As Robert Bradford, former head of the North Shore Chamber of Commerce has observed, the tax holiday might have qualified as an actual break from 2004 to 2008, when the sales tax was 5 percent.

But in 2009, the Legislature hiked it 25 percent — to 6.25 percent. If they really wanted to give us a break and help the economy, they would announce a sales tax holiday lasting three months — 25 percent of the year – as former Cape Ann Chamber of Commerce chief Bob Hastings has noted in the past. And even that would only get us back to where we were in 2008.

Giving people a tax holiday after gouging them with higher taxes is like taking a freezer full of steak from people and then giving them a “free” hamburger. It’s like giving a convict a two-day furlough and expecting him to forget that he’s living in a cell the rest of the year.
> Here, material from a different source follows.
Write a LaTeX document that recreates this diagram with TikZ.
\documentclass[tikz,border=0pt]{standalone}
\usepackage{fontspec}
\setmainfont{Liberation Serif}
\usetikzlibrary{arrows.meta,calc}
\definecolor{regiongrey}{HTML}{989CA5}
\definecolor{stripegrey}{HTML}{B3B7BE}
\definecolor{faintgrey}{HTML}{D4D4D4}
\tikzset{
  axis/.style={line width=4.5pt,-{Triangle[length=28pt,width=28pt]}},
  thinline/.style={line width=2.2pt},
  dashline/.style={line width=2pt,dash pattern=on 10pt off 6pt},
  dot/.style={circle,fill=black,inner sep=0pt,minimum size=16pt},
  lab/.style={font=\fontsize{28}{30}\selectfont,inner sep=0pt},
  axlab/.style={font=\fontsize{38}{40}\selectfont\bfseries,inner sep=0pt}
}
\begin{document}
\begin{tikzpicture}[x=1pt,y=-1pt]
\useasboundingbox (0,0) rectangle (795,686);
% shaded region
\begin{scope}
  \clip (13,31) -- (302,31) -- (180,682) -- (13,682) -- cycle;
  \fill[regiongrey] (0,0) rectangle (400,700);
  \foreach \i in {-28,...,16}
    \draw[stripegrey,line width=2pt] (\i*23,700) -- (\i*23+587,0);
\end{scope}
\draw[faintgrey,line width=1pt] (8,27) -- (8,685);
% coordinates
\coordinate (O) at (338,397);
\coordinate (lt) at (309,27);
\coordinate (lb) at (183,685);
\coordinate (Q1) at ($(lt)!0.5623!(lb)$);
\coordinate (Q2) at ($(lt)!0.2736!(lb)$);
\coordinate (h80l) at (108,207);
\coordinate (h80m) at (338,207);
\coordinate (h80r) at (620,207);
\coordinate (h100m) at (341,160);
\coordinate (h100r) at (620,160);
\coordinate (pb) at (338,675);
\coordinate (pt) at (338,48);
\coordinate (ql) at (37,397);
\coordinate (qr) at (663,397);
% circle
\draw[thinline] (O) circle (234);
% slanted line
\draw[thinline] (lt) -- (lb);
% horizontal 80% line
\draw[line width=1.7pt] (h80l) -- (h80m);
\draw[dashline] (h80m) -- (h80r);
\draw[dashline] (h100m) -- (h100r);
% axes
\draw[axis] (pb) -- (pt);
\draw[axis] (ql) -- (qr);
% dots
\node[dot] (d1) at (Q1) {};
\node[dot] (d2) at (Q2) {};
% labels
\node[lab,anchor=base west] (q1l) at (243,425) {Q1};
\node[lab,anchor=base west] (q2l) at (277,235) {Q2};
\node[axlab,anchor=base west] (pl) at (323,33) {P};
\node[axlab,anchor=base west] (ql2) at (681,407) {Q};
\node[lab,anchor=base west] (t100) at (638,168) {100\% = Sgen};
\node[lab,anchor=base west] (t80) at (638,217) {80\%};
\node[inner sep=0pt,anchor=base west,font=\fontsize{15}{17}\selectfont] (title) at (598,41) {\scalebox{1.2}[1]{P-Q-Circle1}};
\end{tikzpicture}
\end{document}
Even Gov. Patrick has called it a gimmick in the past, although in his case that’s all about him whining about how it will make it more difficult for government to be large enough to support the ever-expanding welfare state.

That $21 million amounts to less than one-100th of a percent of a state budget that is north of $30 billion. That’s not even a rounding error, much less a curb on the insatiable growth of out state government.

But the problems with it go beyond that. It gives New Hampshire Gov. John Lynch another chance to needle his neighbor to the south, and promote the fact that his state has a sales tax holiday not only every weekend of the year, but every day of the year.

It distorts economic activity, much the way the absurd “Cash for Clunkers” program did for the auto industry. It crammed six months or more of car purchases into a couple of months. In this case, people who would buy things over the next month or so, do it on the two-day “holiday.”

It is, like any government program, filled with exemptions. It’s only good for purchases up to $2,500. It doesn’t apply to motor vehicles, boats, meals, gas, and tobacco products. It doesn’t apply to corporations.

Yes, many of you may have bought a new computer or a TV, and might have saved 50 bucks or so this past weekend. But over the long haul, saving that $50 is a big, fat nothing.

The state desperately needs tax reform — real, permanent tax reform. And hopefully, it will include a scaling back of the 6.25 percent sales tax that socks consumers and hurts businesses 363 days a year.

This sales tax “holiday” gimmick lets the governor and legislators pretend that they care about taxpayers, and distracts them from that real reform need.

That, indeed, makes it even worse than nothing.

And the fact that we keep letting them get away with it is worst of all.